Blockchain Key to Making Big Data Really Accessible
Data analytics is Key for many organizations to develop. Given the amount of data that’s being generated, advocates consider it a major oversight not to use the information.
For businesses, the ability to make game-changing decisions is core to survival given today’s environment.
Successful analytics projects have led to competitive advantages.
UPS (NYSE:UPS) uses big data to optimize its fleets’ routes allowing it to deliver more packages at less cost.
Walmart (NYSE:WMT) has been able to stay relevant as a brick-and-mortar retailer despite the tremendous growth of e-commerce thanks to its analytics hub. Walmart’s facility churns out timely insights that allow their operations to readily adjust to emerging trends.
Tapping into big data is complex.
Big data has long been a big players’ game and smaller businesses struggle to compete as even larger enterprises find barriers to analytics still exist. Even if cost is not an issue for a business, data science expertise might be one.
Blockchain is leveling the playing field by making powerful tools that overcome these barriers accessible to everyone.
The Big Q: Could this eventually lead to better decision-making for organizations?
Blockchain is being applied to just about everything these days.
It was inevitable for ventures to meld blockchain and analytics together, which has resulted in various interrelated projects such as data marketplaces, predictive analytics, sentiment analysis, and AI (artificial intelligence) platforms.
Big data projects require huge amounts of computing power which becomes a barrier for less-resourced enterprises.

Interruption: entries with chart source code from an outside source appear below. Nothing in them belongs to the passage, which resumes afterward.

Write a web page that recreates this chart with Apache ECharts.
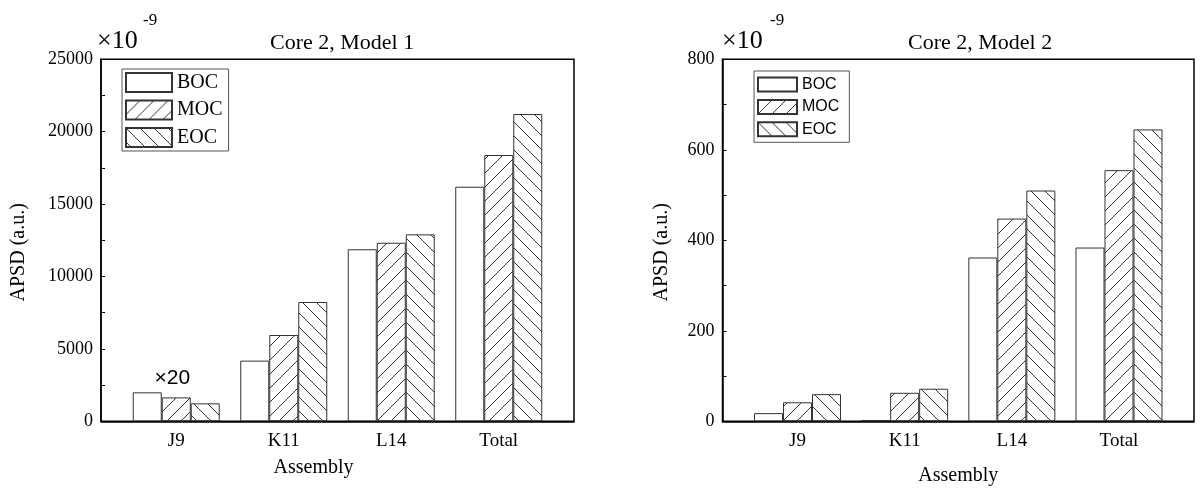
<!DOCTYPE html>
<html><head><meta charset="utf-8">
<script src="https://cdn.jsdelivr.net/npm/echarts@6/dist/echarts.min.js"></script>
<style>html,body{margin:0;padding:0;background:#fff}#c{width:1202px;height:488px}</style>
</head><body><div id="c"></div>
<script>
// ---- data ----
const categories = ['J9', 'K11', 'L14', 'Total'];
const seriesNames = ['BOC', 'MOC', 'EOC'];
const model1BOC = [2000, 4190, 11880, 16200];
const model1MOC = [1650, 5960, 12330, 18390];
const model1EOC = [1240, 8240, 12910, 21220];
const model2BOC = [18, 3, 362, 384];
const model2MOC = [42, 63, 448, 555];
const model2EOC = [60, 72, 510, 645];
const model1YTicks = [0, 5000, 10000, 15000, 20000, 25000];
const model2YTicks = [0, 200, 400, 600, 800];
const titles = ['Core 2, Model 1', 'Core 2, Model 2'];
const j9Note = '×20';

// ---- styling helpers ----
const SERIF = 'Liberation Serif';
const SANS = 'Liberation Sans';
function hatch(dir) {
  const s = 14, c = document.createElement('canvas');
  c.width = s; c.height = s;
  const g = c.getContext('2d');
  g.strokeStyle = '#333'; g.lineWidth = 1; g.beginPath();
  for (const o of [-s, 0, s]) {
    if (dir > 0) { g.moveTo(o, s); g.lineTo(o + s, 0); }
    else { g.moveTo(o, 0); g.lineTo(o + s, s); }
  }
  g.stroke();
  return c;
}
const fills = ['#ffffff', { image: hatch(1), repeat: 'repeat' }, { image: hatch(-1), repeat: 'repeat' }];

function bars(name, vals, gi, fill, extra) {
  return Object.assign({
    type: 'bar', name, xAxisIndex: gi, yAxisIndex: gi,
    barWidth: 29, barGap: '0%',
    data: vals.map((v, i) => [i + 1, v]),
    itemStyle: { color: fill, borderColor: '#333', borderWidth: 1 },
    emphasis: { disabled: true }, silent: true
  }, extra || {});
}

function xAx(gi, nameGap, padRight, margin) {
  return {
    type: 'value', gridIndex: gi, min: 0.3, max: 4.7,
    splitLine: { show: false }, axisTick: { show: false },
    axisLine: { onZero: false, lineStyle: { color: '#000', width: 1.5 } },
    axisLabel: {
      customValues: [1, 2, 3, 4],
      formatter: v => { const r = Math.round(v); return Math.abs(v - r) < 1e-6 && categories[r - 1] ? categories[r - 1] : ''; },
      fontFamily: SERIF, fontSize: 19, color: '#000', margin
    },
    name: 'Assembly', nameLocation: 'middle', nameGap,
    nameTextStyle: { fontFamily: SERIF, fontSize: 20, color: '#000', padding: [0, padRight, 0, 0] }
  };
}
function yAx(gi, ticks, nameGap) {
  const step = ticks[1] - ticks[0];
  return {
    type: 'value', gridIndex: gi, min: ticks[0], max: ticks[ticks.length - 1],
    interval: step / 2,
    splitLine: { show: false },
    axisLine: { show: true, lineStyle: { color: '#000', width: 1.5 } },
    axisTick: { show: true, inside: true, length: 4, lineStyle: { color: '#000' } },
    axisLabel: {
      fontFamily: SERIF, fontSize: 18, color: '#000', margin: 8,
      formatter: v => (ticks.indexOf(v) >= 0 ? String(v) : '')
    },
    name: 'APSD (a.u.)', nameLocation: 'middle', nameGap,
    nameTextStyle: { fontFamily: SERIF, fontSize: 20, color: '#000', padding: [0, 24, 0, 0] }
  };
}
function legend(left, top, pad, w, h, gap, font, size) {
  return {
    left, top, orient: 'vertical', padding: pad, itemWidth: w, itemHeight: h, itemGap: gap,
    borderColor: '#555', borderWidth: 1, icon: 'rect', selectedMode: false,
    data: seriesNames, textStyle: { fontFamily: font, fontSize: size, color: '#000' }
  };
}
function txt(text, left, top, family, size) {
  return { text, left, top, padding: 0, textStyle: { fontFamily: family, fontSize: size, fontWeight: 'normal', color: '#000' } };
}

const chart = echarts.init(document.getElementById('c'), null, { renderer: 'canvas' });
chart.setOption({
  animation: false,
  backgroundColor: '#fff',
  title: [
    txt(titles[0], 270, 32, SERIF, 22),
    txt(titles[1], 908, 32, SERIF, 22),
    txt('×10', 97, 28, SERIF, 26),
    txt('-9', 143, 12, SERIF, 17),
    txt('×10', 722, 28, SERIF, 26),
    txt('-9', 770, 12, SERIF, 17)
  ],
  legend: [
    legend(122, 69, [3, 6, 3, 3], 46, 19, 6.5, SERIF, 20),
    legend(754, 71, [5.5, 10, 5, 3], 39, 14, 6.4, SANS, 16)
  ],
  grid: [
    { left: 101, top: 59.3, width: 473, height: 362, show: true, borderColor: '#000', borderWidth: 1.5, outerBoundsMode: 'none', containLabel: false },
    { left: 722.5, top: 59.3, width: 471.5, height: 362, show: true, borderColor: '#000', borderWidth: 1.5, outerBoundsMode: 'none', containLabel: false }
  ],
  xAxis: [xAx(0, 36, 48, 10), xAx(1, 44, 0, 10)],
  yAxis: [yAx(0, model1YTicks, 72), yAx(1, model2YTicks, 51)],
  series: [
    bars(seriesNames[0], model1BOC, 0, fills[0]),
    bars(seriesNames[1], model1MOC, 0, fills[1], {
      markPoint: {
        symbol: 'circle', symbolSize: 0, silent: true,
        data: [{ coord: [1, model1MOC[0]] }],
        label: { show: true, position: 'inside', formatter: j9Note, offset: [-4, -19], fontFamily: SANS, fontSize: 21, color: '#000' }
      }
    }),
    bars(seriesNames[2], model1EOC, 0, fills[2]),
    bars(seriesNames[0], model2BOC, 1, fills[0]),
    bars(seriesNames[1], model2MOC, 1, fills[1]),
    bars(seriesNames[2], model2EOC, 1, fills[2])
  ]
});
</script></body></html>
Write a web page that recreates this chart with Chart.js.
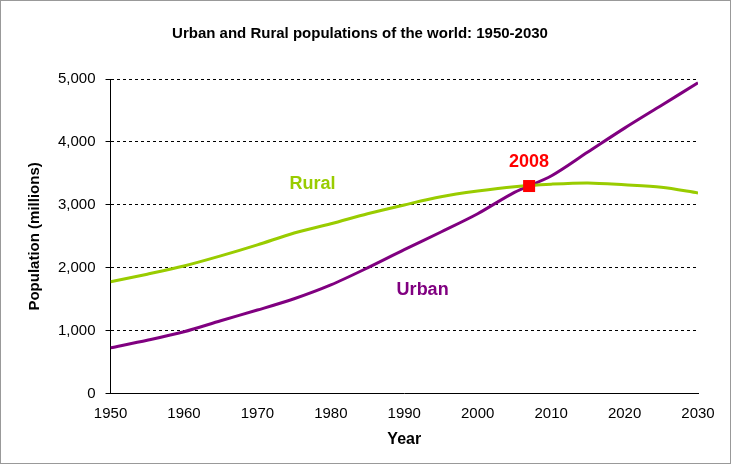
<!DOCTYPE html>
<html><head><meta charset="utf-8">
<script src="https://cdn.jsdelivr.net/npm/chart.js@4"></script>
<style>html,body{margin:0;background:#fff}#w{width:729px;height:462px;border:1px solid #999;position:relative}</style>
</head><body><div id="w"><canvas id="c"></canvas></div>
<script>
const years=[1950,1955,1960,1965,1970,1975,1980,1985,1990,1995,2000,2005,2010,2015,2020,2025,2030];
const urban=[730,850,985,1160,1330,1510,1730,2000,2290,2570,2860,3200,3460,3840,4220,4580,4940];
const rural=[1780,1900,2030,2190,2365,2555,2700,2860,3000,3130,3220,3290,3330,3350,3320,3280,3190];
const crossing={x:2007,y:3300,label:'2008'};
const lbl=[{t:'Rural',x:1977.5,y:3330,c:'#99cc00'},{t:'Urban',x:1992.5,y:1650,c:'#800080'}];
const ann={id:'ann',afterDatasetsDraw(ch){const {ctx,scales:{x,y}}=ch;ctx.save();
ctx.font='bold 18px Arial, Liberation Sans';ctx.textAlign='center';ctx.textBaseline='middle';
lbl.forEach(l=>{ctx.fillStyle=l.c;ctx.fillText(l.t,x.getPixelForValue(l.x),y.getPixelForValue(l.y));});
const px=x.getPixelForValue(crossing.x),py=y.getPixelForValue(crossing.y);
ctx.fillStyle='#ff0000';ctx.fillRect(px-6,py-6,12,12);
ctx.fillText(crossing.label,px,py-24);ctx.restore();}};
new Chart(document.getElementById('c'),{type:'line',
data:{datasets:[
{data:years.map((v,i)=>({x:v,y:rural[i]})),borderColor:'#99cc00',borderWidth:3,pointRadius:0,tension:0.3},
{data:years.map((v,i)=>({x:v,y:urban[i]})),borderColor:'#800080',borderWidth:3,pointRadius:0,tension:0.3}]},
options:{responsive:true,maintainAspectRatio:false,animation:false,
layout:{padding:{left:21,right:32,top:16,bottom:10}},
plugins:{legend:{display:false},tooltip:{enabled:false},
title:{display:true,text:'Urban and Rural populations of the world: 1950-2030',color:'#000',font:{size:15,weight:'bold',family:'Arial, Liberation Sans'},padding:{top:8,bottom:36}}},
scales:{x:{type:'linear',min:1950,max:2030,ticks:{stepSize:10,color:'#000',font:{size:15,family:'Arial, Liberation Sans'},callback:v=>String(v)},
grid:{display:false,drawTicks:true},border:{color:'#000',width:1},
title:{display:true,text:'Year',color:'#000',font:{size:16,weight:'bold',family:'Arial, Liberation Sans'}}},
y:{min:0,max:5000,ticks:{stepSize:1000,padding:10,color:'#000',font:{size:15,family:'Arial, Liberation Sans'},callback:v=>v.toLocaleString('en-US')},
grid:{color:'#000',drawTicks:true,tickLength:5},border:{color:'#000',width:1,dash:[3,3]},
title:{display:true,text:'Population (millions)',color:'#000',font:{size:15,weight:'bold',family:'Arial, Liberation Sans'}}}}},
plugins:[ann]});
</script></body></html>
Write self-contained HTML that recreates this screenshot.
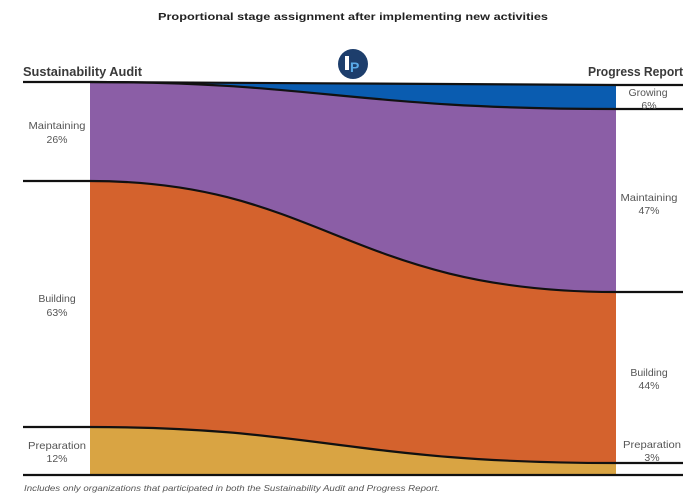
<!DOCTYPE html>
<html>
<head>
<meta charset="utf-8">
<style>
  html,body{margin:0;padding:0;background:#fff;}
  svg{display:block;}
  text{font-family:"Liberation Sans","DejaVu Sans",sans-serif;}
</style>
</head>
<body>
<svg width="700" height="504" viewBox="0 0 700 504" xmlns="http://www.w3.org/2000/svg">
  <rect width="700" height="504" fill="#ffffff"/>

  <!-- Title -->
  <text x="158" y="20" font-size="10.5" font-weight="bold" fill="#222" textLength="390" lengthAdjust="spacingAndGlyphs">Proportional stage assignment after implementing new activities</text>

  <!-- Column headers -->
  <text x="23" y="76" font-size="13" font-weight="bold" fill="#3a3a3a" textLength="119" lengthAdjust="spacingAndGlyphs">Sustainability Audit</text>
  <text x="683" y="76" font-size="13" font-weight="bold" fill="#3a3a3a" text-anchor="end" textLength="95" lengthAdjust="spacingAndGlyphs">Progress Report</text>

  <!-- Logo -->
  <circle cx="353" cy="64" r="15" fill="#1d3e6c"/>
  <rect x="345" y="56" width="4" height="14" fill="#ffffff"/>
  <text x="350" y="72" font-size="14" font-weight="bold" fill="#5aaae8">P</text>

  <!-- Filled areas -->
  <!-- Yellow: Preparation -->
  <path d="M90,427 C320,427 350,463 616,463 L616,475 L90,475 Z" fill="#d9a443"/>
  <!-- Orange: Building -->
  <path d="M90,181 C320,181 350,292 616,292 L616,463 C350,463 320,427 90,427 Z" fill="#d4622d"/>
  <!-- Purple: Maintaining -->
  <path d="M90,82 C320,82 350,109 616,109 L616,292 C350,292 320,181 90,181 Z" fill="#8b5ea6"/>
  <!-- Blue: Growing -->
  <path d="M90,82 C320,82 350,85 616,85 L616,109 C350,109 320,82 90,82 Z" fill="#0a5cb0"/>

  <!-- Boundary lines -->
  <g fill="none" stroke="#111" stroke-width="2.2">
    <path d="M23,82 L90,82 C320,82 350,85 616,85 L683,85"/>
    <path d="M90,82 C320,82 350,109 616,109 L683,109"/>
    <path d="M23,181 L90,181 C320,181 350,292 616,292 L683,292"/>
    <path d="M23,427 L90,427 C320,427 350,463 616,463 L683,463"/>
    <path d="M23,475 L683,475"/>
  </g>

  <!-- Left labels -->
  <g font-size="10.5" fill="#555" text-anchor="middle">
    <text x="57" y="129" textLength="57" lengthAdjust="spacingAndGlyphs">Maintaining</text>
    <text x="57" y="143">26%</text>
    <text x="57" y="302">Building</text>
    <text x="57" y="316">63%</text>
    <text x="57" y="449" textLength="58" lengthAdjust="spacingAndGlyphs">Preparation</text>
    <text x="57" y="462">12%</text>
  </g>

  <!-- Right labels -->
  <g font-size="10.5" fill="#555" text-anchor="middle">
    <text x="648" y="96">Growing</text>
    <text x="649" y="109">6%</text>
    <text x="649" y="201" textLength="57" lengthAdjust="spacingAndGlyphs">Maintaining</text>
    <text x="649" y="214">47%</text>
    <text x="649" y="376">Building</text>
    <text x="649" y="389">44%</text>
    <text x="652" y="448" textLength="58" lengthAdjust="spacingAndGlyphs">Preparation</text>
    <text x="652" y="461">3%</text>
  </g>

  <!-- Footer -->
  <text x="24" y="491" font-size="8.5" font-style="italic" fill="#555" textLength="416" lengthAdjust="spacingAndGlyphs">Includes only organizations that participated in both the Sustainability Audit and Progress Report.</text>
</svg>
</body>
</html>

Blockchain networks prove useful in this regard as their distributed infrastructure allows them to tap into numerous computers to essentially function as large supercomputers. Anyone can spend Ether tokens and have Ethereum’s virtual machine run computing jobs.
Other AI-meets-blockchain projects also seek to provide readily-available computing power to big data efforts.
Aside from infrastructure, there is the expertise required that needs consideration.
Analytical projects often need multi-disciplinary expertise in a variety of fields, but now, these new platforms seek to make analytics as user-friendly as possible.
Endor created by MIT engineers has recently entered the crypto space by offering a blockchain protocol that allows users to simply ask questions and get back predictions. Using the protocol, businesses can get powerful insights through straightforward queries in almost as simple a manner as searching for information on google.
The distributed architecture helps offset the infrastructure costs that are typically needed to sustain such computing resources. But aside from the computing power, these blockchain-based services also provide greater accessibility.
The token economies that govern these various platforms attempt to make them self-sustaining.
Peers who contribute computing resources or help out in the maintenance and improvement of these systems are rewarded with crypto tokens for their efforts. These combine to make access considerably cheaper and participation, incentivized. Users can also acquire these utility tokens through ICOs (initial coin offerings) at significant discounts.
Organizations and individuals as well do not need to have massive budgets or hire armies of experts to use these tools or even gain access to the data.
There are now blockchain-based marketplaces through which companies and individuals can simply purchase the data or insights they need.
Data marketplaces like Datum and Repux seek to make more data usable by enabling users to easily purchase access to repositories and use the information in their own analytic efforts.
These platforms essentially provide the requisites for interested parties to embark on their own analytics and intelligence projects lowering significant barriers like cost, expertise, and where to get the raw data from.
The next Big Q is whether smaller companies will eventually take the big step and begin using these tools and services to fuel their own decision-making processes.
Using data in decisions making has 2 Key benefits: objectivity and speed.
Numbers, unless distorted, never lie and so, insights generated from quantitative information are impartial and unbiased. They are not colored or influenced by people’s tastes, dispositions, or emotions. Decision makers can trust that the numbers paint a better picture of reality than their opinion of reality. Numbers can also reveal trends that aren’t obvious just from observation.
Through the use of intelligence tools, analyses could take into account large volumes and wide varieties of data. Insights would be able to be generated in real-time allowing decision-makers to make timely choices and adjustments to strategies.
For smaller organization, this combined with their agility could level the playing field when going up against industry giants.
Nevertheless, it is up to organizations whether or not to finally pursue analytics and intelligence efforts.
The benefits reaped by those who successfully implemented data projects should encourage ventures to do so. The sophistication of analytics tools and their accessibility thanks to these new blockchain services leave little excuse not to pursue such efforts.
It is Key is for organizations to adopt a data-driven mindset and encourage smart decision making based on tangible data.
Insights, regardless of how rich and timely, aren’t worth much if they aren’t readily translated into action. It is also important to focus on solving real business problems and pain points, with analytics, this could become an easier task for many businesses.